- What this task involves: Copy exactly the lines from the beginning of the data down to and including the line holding "plt.rcParams['font.family'] = ['Liberation", without any pictures.

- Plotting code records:
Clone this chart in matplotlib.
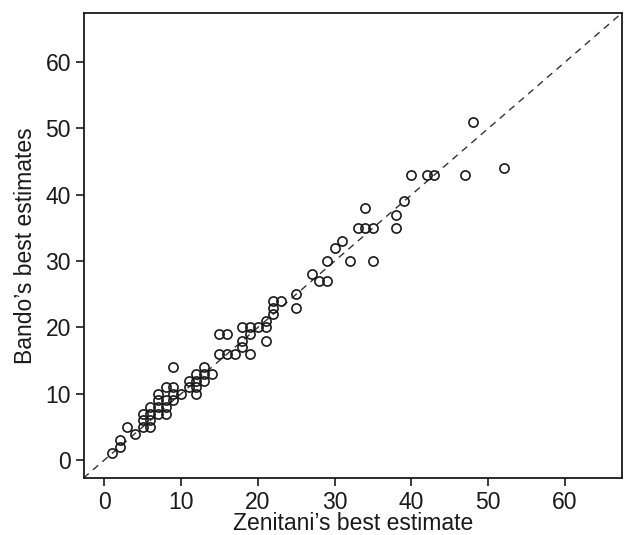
import matplotlib
matplotlib.use("Agg")
import matplotlib.pyplot as plt

plt.rcParams['font.family'] = ['Liberation Sans', 'DejaVu Sans']

# --- estimates (Zenitani vs Bando) ---
zenitani = [1, 2, 2, 3, 4,
            5, 5, 5, 6, 6, 6, 6,
            7, 7, 7, 7, 8, 8, 8, 8,
            9, 9, 9, 9, 10, 11, 11,
            12, 12, 12, 12, 13, 13, 13, 14,
            15, 16, 17, 15, 16,
            18, 19, 20, 21, 18, 18, 19, 19, 21, 21,
            22, 22, 22, 23, 25, 25,
            27, 28, 29, 29, 30, 31, 32,
            33, 34, 35, 34, 35, 38, 38, 39,
            40, 42, 43, 47, 48, 52]
bando = [1, 2, 3, 5, 4,
         5, 6, 7, 5, 6, 7, 8,
         7, 8, 9, 10, 7, 8, 9, 11,
         9, 10, 11, 14, 10, 11, 12,
         10, 11, 12, 13, 12, 13, 14, 13,
         16, 16, 16, 19, 19,
         20, 20, 20, 20, 18, 17, 19, 16, 18, 21,
         22, 23, 24, 24, 25, 23,
         28, 27, 27, 30, 32, 33, 30,
         35, 35, 35, 38, 30, 35, 37, 39,
         43, 43, 43, 43, 51, 44]

lim = (-2.7, 67.4)
ticks = [0, 10, 20, 30, 40, 50, 60]

fig = plt.figure(figsize=(6.25, 5.35), dpi=100)
ax = fig.add_axes([0.1336, 0.1065, 0.8614, 0.8692])

# line of equality, corner to corner
ax.plot(lim, lim, linestyle=(0, (5, 4)), color='#333333', lw=1.0, zorder=1)
ax.plot(zenitani, bando, linestyle='none', marker='o', ms=6.6,
        mfc='none', mec='#1a1a1a', mew=1.2, zorder=2)

ax.set_xlim(lim)
ax.set_ylim(lim)
ax.set_xticks(ticks)
ax.set_yticks(ticks)
ax.tick_params(direction='out', length=6, width=1.2, labelsize=16.5,
               colors='#1a1a1a', pad=3)
for s in ax.spines.values():
    s.set_linewidth(1.3)
    s.set_color('#1a1a1a')

ax.set_xlabel('Zenitani\u2019s best estimate', fontsize=16.5, color='#1a1a1a', labelpad=-1)
ax.set_ylabel('Bando\u2019s best estimates', fontsize=16.5, color='#1a1a1a', labelpad=6)

fig.savefig('out.png', dpi=100)
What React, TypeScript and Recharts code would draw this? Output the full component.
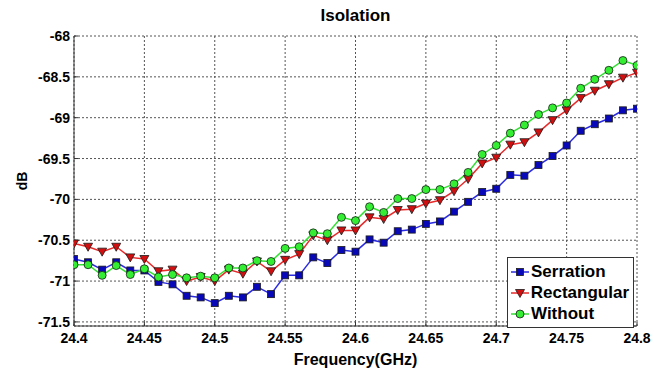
import * as React from "react"
import {
  LineChart,
  Line,
  XAxis,
  YAxis,
  CartesianGrid,
  Legend,
} from "recharts"

// frequency points (GHz)
const freq = [
  24.4, 24.41, 24.42, 24.43, 24.44, 24.45, 24.46, 24.47, 24.48, 24.49,
  24.5, 24.51, 24.52, 24.53, 24.54, 24.55, 24.56, 24.57, 24.58, 24.59,
  24.6, 24.61, 24.62, 24.63, 24.64, 24.65, 24.66, 24.67, 24.68, 24.69,
  24.7, 24.71, 24.72, 24.73, 24.74, 24.75, 24.76, 24.77, 24.78, 24.79, 24.8,
]

const serration = [
  -70.73, -70.77, -70.86, -70.77, -70.87, -70.87, -71.01, -71.04, -71.18, -71.2,
  -71.27, -71.18, -71.2, -71.07, -71.16, -70.93, -70.93, -70.71, -70.78, -70.62,
  -70.64, -70.49, -70.53, -70.39, -70.37, -70.3, -70.27, -70.15, -70.03, -69.91,
  -69.87, -69.7, -69.71, -69.58, -69.47, -69.34, -69.16, -69.08, -69.01, -68.91, -68.89,
]

const rectangular = [
  -70.54, -70.58, -70.64, -70.58, -70.71, -70.73, -70.88, -70.86, -71.0, -70.95,
  -71.0, -70.86, -70.91, -70.76, -70.88, -70.74, -70.67, -70.44, -70.5, -70.38,
  -70.38, -70.22, -70.24, -70.13, -70.12, -70.05, -70.01, -69.9, -69.75, -69.56,
  -69.49, -69.33, -69.3, -69.18, -69.03, -68.91, -68.76, -68.67, -68.59, -68.51, -68.45,
]

const without = [
  -70.8, -70.8, -70.93, -70.81, -70.92, -70.85, -70.95, -70.92, -70.96, -70.94,
  -70.96, -70.84, -70.84, -70.75, -70.76, -70.6, -70.58, -70.41, -70.42, -70.22,
  -70.26, -70.09, -70.16, -69.99, -69.99, -69.88, -69.88, -69.81, -69.67, -69.45,
  -69.34, -69.19, -69.09, -68.96, -68.88, -68.82, -68.64, -68.53, -68.42, -68.3, -68.36,
]

const xTicks = [24.4, 24.45, 24.5, 24.55, 24.6, 24.65, 24.7, 24.75, 24.8]
const yTicks = [-71.5, -71, -70.5, -70, -69.5, -69, -68.5, -68]

const data = freq.map((f, i) => ({
  f,
  serration: serration[i],
  rectangular: rectangular[i],
  without: without[i],
}))

const FONT = "'Liberation Sans', Arial, sans-serif"

const BLUE_LINE = "#2b2be0"
const BLUE_FILL = "#0808b8"
const RED_LINE = "#e82a2a"
const RED_FILL = "#d01010"
const GREEN_LINE = "#33e033"
const GREEN_FILL = "#33ee33"
const EDGE = "#1a1a1a"

const Square = (props: any) => {
  const { cx, cy, index } = props
  if (cx == null || cy == null) return <g key={index} />
  return (
    <rect key={index} x={cx - 3.5} y={cy - 3.5} width={7} height={7}
      fill={BLUE_FILL} stroke={EDGE} strokeWidth={0.8} />
  )
}

const Tri = (props: any) => {
  const { cx, cy, index } = props
  if (cx == null || cy == null) return <g key={index} />
  return (
    <polygon key={index}
      points={`${cx - 4.5},${cy - 3.5} ${cx + 4.5},${cy - 3.5} ${cx},${cy + 4.5}`}
      fill={RED_FILL} stroke={EDGE} strokeWidth={0.8} />
  )
}

const Circ = (props: any) => {
  const { cx, cy, index } = props
  if (cx == null || cy == null) return <g key={index} />
  return <circle key={index} cx={cx} cy={cy} r={4} fill={GREEN_FILL} stroke={EDGE} strokeWidth={0.8} />
}

const legendItems = [
  { name: "Serration", line: BLUE_LINE, marker: "square" },
  { name: "Rectangular", line: RED_LINE, marker: "tri" },
  { name: "Without", line: GREEN_LINE, marker: "circle" },
]

function LegendBox() {
  return (
    <div
      style={{
        border: "1px solid #333",
        background: "#fff",
        padding: "3px 4px 3px 2px",
        fontFamily: FONT,
        fontWeight: "bold",
        fontSize: 17,
        lineHeight: "21px",
        color: "#000",
      }}
    >
      {legendItems.map((it) => (
        <div key={it.name} style={{ display: "flex", alignItems: "center" }}>
          <svg width={20} height={14} style={{ marginRight: 1 }}>
            <line x1={1} y1={7} x2={19} y2={7} stroke={it.line} strokeWidth={1.5} />
            {it.marker === "square" && (
              <rect x={6.5} y={3.5} width={7} height={7} fill={BLUE_FILL} stroke={EDGE} strokeWidth={0.8} />
            )}
            {it.marker === "tri" && (
              <polygon points="5.5,3.5 14.5,3.5 10,11.5" fill={RED_FILL} stroke={EDGE} strokeWidth={0.8} />
            )}
            {it.marker === "circle" && (
              <circle cx={10} cy={7} r={4} fill={GREEN_FILL} stroke={EDGE} strokeWidth={0.8} />
            )}
          </svg>
          <span>{it.name}</span>
        </div>
      ))}
    </div>
  )
}

export default function App() {
  const tickStyle = { fontFamily: FONT, fontWeight: "bold", fontSize: 14, fill: "#000" }
  return (
    <div style={{ position: "absolute", left: 0, top: 0, width: 654, height: 369, background: "#fff" }}>
      <div
        style={{
          position: "absolute",
          left: 74,
          width: 563,
          top: 6,
          textAlign: "center",
          fontFamily: FONT,
          fontWeight: "bold",
          fontSize: 17,
          color: "#000",
        }}
      >
        Isolation
      </div>
      <LineChart
        width={654}
        height={369}
        data={data}
        margin={{ top: 36, right: 17, left: 0, bottom: 0 }}
      >
        <CartesianGrid stroke="#555" strokeDasharray="2 2" />
        <XAxis
          dataKey="f"
          type="number"
          domain={[24.4, 24.8]}
          ticks={xTicks}
          tickFormatter={(v: number) => String(v)}
          height={43}
          stroke="#333"
          tickSize={-4}
          tickMargin={11}
          tick={tickStyle}
          allowDataOverflow
          label={{
            value: "Frequency(GHz)",
            position: "insideBottom",
            offset: 4,
            style: { fontFamily: FONT, fontWeight: "bold", fontSize: 16, fill: "#000" },
          }}
        />
        <YAxis
          type="number"
          domain={[-71.55, -68]}
          ticks={yTicks}
          tickFormatter={(v: number) => String(v)}
          width={74}
          stroke="#333"
          tickSize={-4}
          tickMargin={8}
          tick={tickStyle}
          allowDataOverflow
          label={{
            value: "dB",
            angle: -90,
            position: "insideLeft",
            offset: 22,
            style: { fontFamily: FONT, fontWeight: "bold", fontSize: 14, fill: "#000", textAnchor: "middle" },
          }}
        />
        <Legend
          layout="vertical"
          align="center"
          verticalAlign="middle"
          wrapperStyle={{ left: 507, top: 257, width: 127 }}
          content={() => <LegendBox />}
        />
        <Line
          dataKey="serration"
          name="Serration"
          stroke={BLUE_LINE}
          strokeWidth={1.5}
          dot={Square}
          activeDot={false}
          isAnimationActive={false}
        />
        <Line
          dataKey="rectangular"
          name="Rectangular"
          stroke={RED_LINE}
          strokeWidth={1.5}
          dot={Tri}
          activeDot={false}
          isAnimationActive={false}
        />
        <Line
          dataKey="without"
          name="Without"
          stroke={GREEN_LINE}
          strokeWidth={1.5}
          dot={Circ}
          activeDot={false}
          isAnimationActive={false}
        />
      </LineChart>
    </div>
  )
}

- Reply to the exercise:
Clone this chart in matplotlib.
import matplotlib
matplotlib.use("Agg")
import matplotlib.pyplot as plt

plt.rcParams['font.family'] = ['Liberation Sans', 'DejaVu Sans']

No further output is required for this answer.